Freedom of Information Act

Section 8 statement

The Reserve Bank is an exempt agency under the Freedom of Information Act 1982 in respect of documents concerning banking operations (including individual open market operations and foreign exchange dealings) and exchange control matters.

Facilities for access and Freedom of Information procedures: Inquiries under the Freedom of Information Act, including requests for access to documents, should be directed to the Secretary, Head Office, or the Managers of branches, or the Managing Director at Note Printing Australia. Applications should be accompanied by the application fee (currently $30). Facilities to inspect documents to which access has been granted are available in the Bank's branches.

Organisation and functions: The Reserve Bank is Australia's central bank. It was established by Commonwealth legislation in 1911. Its functions, powers and responsibilities are specified in the Reserve Bank Act 1959, the Banking Act 1959, the Financial Corporations Act 1974 and in Regulations made under those Acts. The Bank's organisation chart appears at the end of this Report.

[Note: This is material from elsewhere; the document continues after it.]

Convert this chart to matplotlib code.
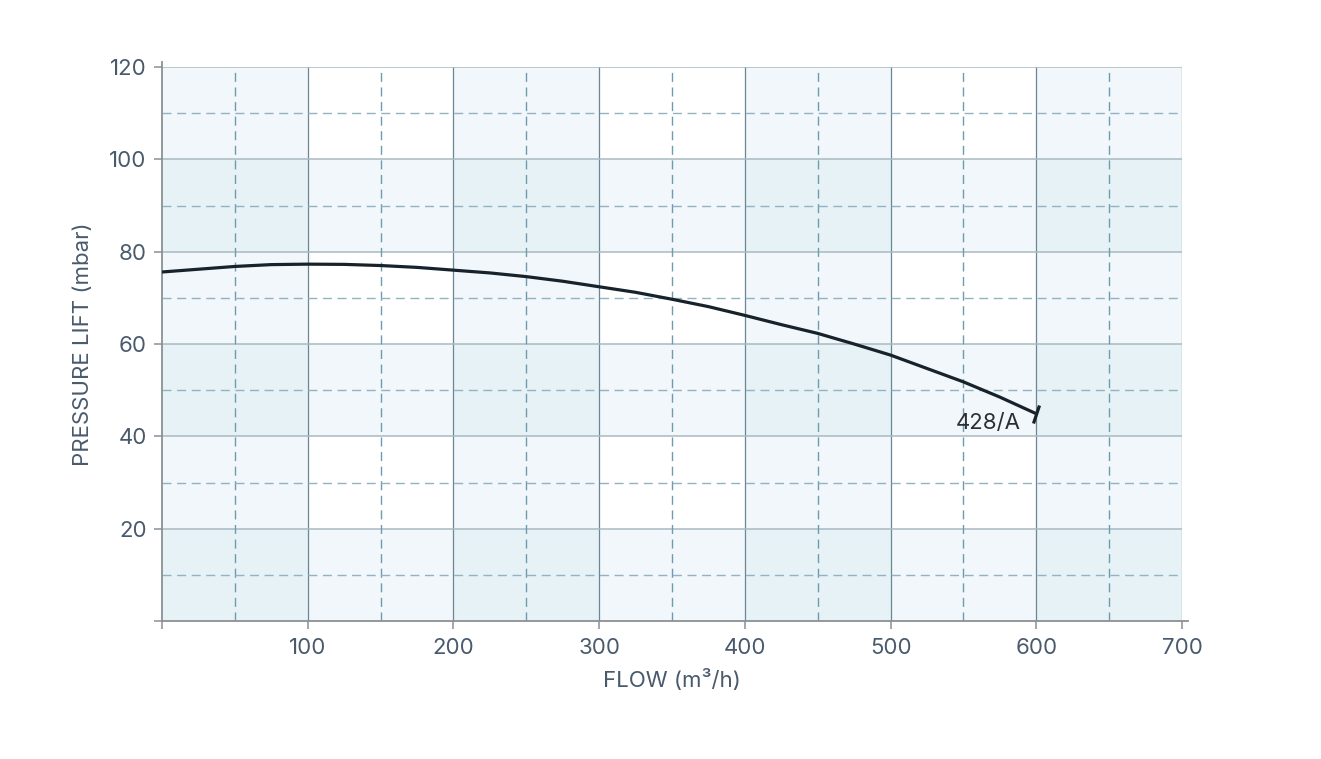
import matplotlib.pyplot as plt
import numpy as np
from matplotlib.markers import MarkerStyle
from matplotlib.transforms import Affine2D

flow = [0, 25, 50, 75, 100, 125, 150, 175, 200, 225, 250, 275, 300,
        325, 350, 375, 400, 425, 450, 475, 500, 525, 550, 575, 600]
pressure = [75.6, 76.2, 76.8, 77.2, 77.3, 77.25, 77.0, 76.6, 76.0, 75.4, 74.6, 73.6, 72.4,
            71.2, 69.7, 68.1, 66.2, 64.2, 62.3, 60.0, 57.6, 54.7, 51.8, 48.5, 44.9]
curve_label = '428/A'

x_ticks = [0, 100, 200, 300, 400, 500, 600, 700]
x_ticklabels = ['', '100', '200', '300', '400', '500', '600', '700']
y_ticks = [0, 20, 40, 60, 80, 100, 120]
y_ticklabels = ['', '20', '40', '60', '80', '100', '120']

TEXT = '#4a5a6d'
plt.rcParams['font.family'] = ['Inter', 'DejaVu Sans']

fig = plt.figure(figsize=(13.21, 7.59), dpi=100)
ax = fig.add_axes([0.1226, 0.1818, 0.7722, 0.7299])
ax.set_xlim(0, 700)
ax.set_ylim(0, 120)

# checkerboard shading: alternating column and row bands that overlap
band = '#d2e7f0'
for x0 in range(0, 700, 200):
    ax.axvspan(x0, x0 + 100, color=band, alpha=0.30, lw=0, zorder=0)
for y0 in range(0, 120, 40):
    ax.axhspan(y0, y0 + 20, color=band, alpha=0.30, lw=0, zorder=0)

# grid
for xv in np.arange(100, 701, 100):
    ax.axvline(xv, color='#6b8694', lw=0.9, zorder=1)
for yv in np.arange(20, 121, 20):
    ax.axhline(yv, color='#a9b9c1', lw=1.1, zorder=1)
for xv in np.arange(50, 700, 100):
    ax.axvline(xv, color='#6f9bb0', lw=1.0, ls=(0, (6.5, 4)), zorder=1)
for yv in np.arange(10, 120, 20):
    ax.axhline(yv, color='#93b3c3', lw=1.0, ls=(0, (6.5, 4)), zorder=1)

# curve and end marker
ax.plot(flow, pressure, color='#18222b', lw=2.3, zorder=3,
        solid_capstyle='butt', solid_joinstyle='round')
end_mark = MarkerStyle('|', transform=Affine2D().rotate_deg(-17))
ax.plot(flow[-1], pressure[-1], marker=end_mark, ms=14, mew=2.3,
        color='#18222b', zorder=3)
ax.annotate(curve_label, (flow[-1], pressure[-1]), xytext=(-11, -7),
            textcoords='offset points', ha='right', va='center',
            fontsize=16, color='#2a2f35')

# axes styling
for side in ['top', 'right']:
    ax.spines[side].set_visible(False)
for side in ['left', 'bottom']:
    ax.spines[side].set_color('#8a9095')
    ax.spines[side].set_linewidth(1.3)
ax.spines['left'].set_bounds(0, 121)
ax.spines['bottom'].set_bounds(0, 704)

ax.set_xticks(x_ticks)
ax.set_xticklabels(x_ticklabels)
ax.set_yticks(y_ticks)
ax.set_yticklabels(y_ticklabels)
ax.tick_params(axis='both', direction='out', length=6, width=1.1,
               color='#8a9095', labelcolor=TEXT, labelsize=16)
ax.tick_params(axis='x', pad=6)
ax.tick_params(axis='y', pad=5)

ax.set_xlabel('FLOW (m³/h)', fontsize=16, color=TEXT, labelpad=8)
ax.set_ylabel('PRESSURE LIFT (mbar)', fontsize=16, color=TEXT, labelpad=12)

fig.savefig('out.png', dpi=100)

Categories of documents: Lists of publications, including speeches, articles, occasional papers, information booklets, conference volumes, regular media releases and other publications, are published from time to time in the Bank's monthly Bulletin. Other documents held by the Bank are in the form of working notes and files covering policy and operational matters, statistical data, personnel, premises and general administration.


Eight requests for access to documents under the Act were received in 1995/96, compared with four in the previous year. Details for the latest year are set out below:

Requests received
On hand at 1 July 1995 1
Received during year 8
Action on requests
Access granted in full 3
Access granted in part 2
Access refused 3
Requests withdrawn or lapsed
Current at 30 June 1996 1
Internal review
Applications 1
Review by Administrative Appeals Tribunal
Outstanding at 1 July 1995
New applications 1

The cost to the Bank of administering the Act in 1995/96 is estimated to have been approximately $32,800, compared with approximately $28,200 in the previous year.